VR - Agora uma pergunta pragmática: em que é que a poesia contribui para a felicidade da espécie humana?

Comecemos talvez por tentar definir felicidade. Sabemos que é o que todos buscamos, mas o conceito vai evoluindo e transformando-se com o desenrolar da vida. Pessoalmente, não acredito em ideias superlativas de felicidade. Paz profunda, aquietação interior, a alegria de se criar e com isso contribuir com algo novo para o mundo, dar à luz,  celebrar a vida, apaixonarmo-nos, enriquecer materialmente são representações comuns do conceito de  felicidade. Estão no entanto intimamente conectadas com a dor, sempre presente na dualidade em que vivemos. E o seu efeito é fortuito.
Sou crente absoluta de que só pela força espiritual somos capazes de lidar harmoniosamente com a problemática da densidade em que vivemos e. na medida em que a poesia emerge do relacionamento com a nossa interioridade e responde às questões da alma, ela fornece trampolins para a aquietação interior e para a expansão da consciência.

VR - Onde é que os poetas vão buscar a inspiração?

Embora seja a própria vida a fornecer o mote de arranque, através das experiências vividas e das emoções experimentadas, tem de ser sempre da interioridade que a palavra poética emerge. Uma espécie de diálogo solitário de si consigo mesmo, uma janela corajosa que se abre para dentro. Isto aplica-se a qualquer arte e é por isso que, tristemente, há hoje tantos equívocos sobre talento artístico e raramente são os melhores a serem devidamente compensados.

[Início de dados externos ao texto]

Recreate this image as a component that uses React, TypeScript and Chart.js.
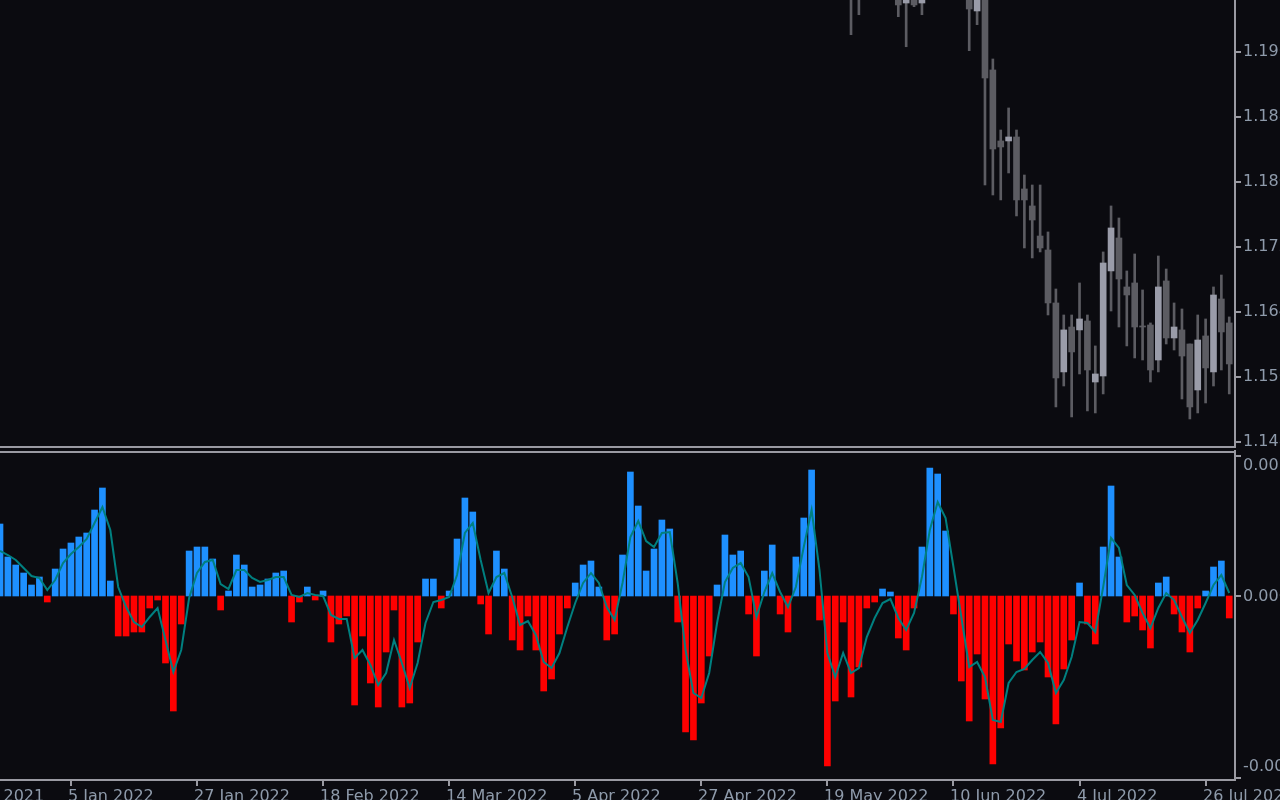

VR - Wagner dizia que os grandes artistas vão buscar a inspiração ao contacto com as correntes do pensamento divino. Será o caso para os poetas? E será que existem níveis de inspiração diferentes? Talvez mesmo alguns mais intestinais e outros mais… celestiais?

Sim, eu creio que a inteligência subjacente a tudo quanto existe está aí para todos. Os níveis de inspiração prendem-se obviamente com o desenvolvimento pessoal de cada um, com o patamar que a sua consciência atingiu. Cada ser humano, cada artista, cada poeta sintoniza  na frequência que está de acordo com a sua sensibilidade, com o seu nível vibratório de consciência, com aquilo que é intrínseca e essencialmente. A lei da vida não permite que seja de outro modo, a não ser que aconteça de forma artificiosa e, portanto, desmontável.

Como diz Tessa Estate, “ninguém pode tocar aonde não chegou/nem soar ao que não alcançou”.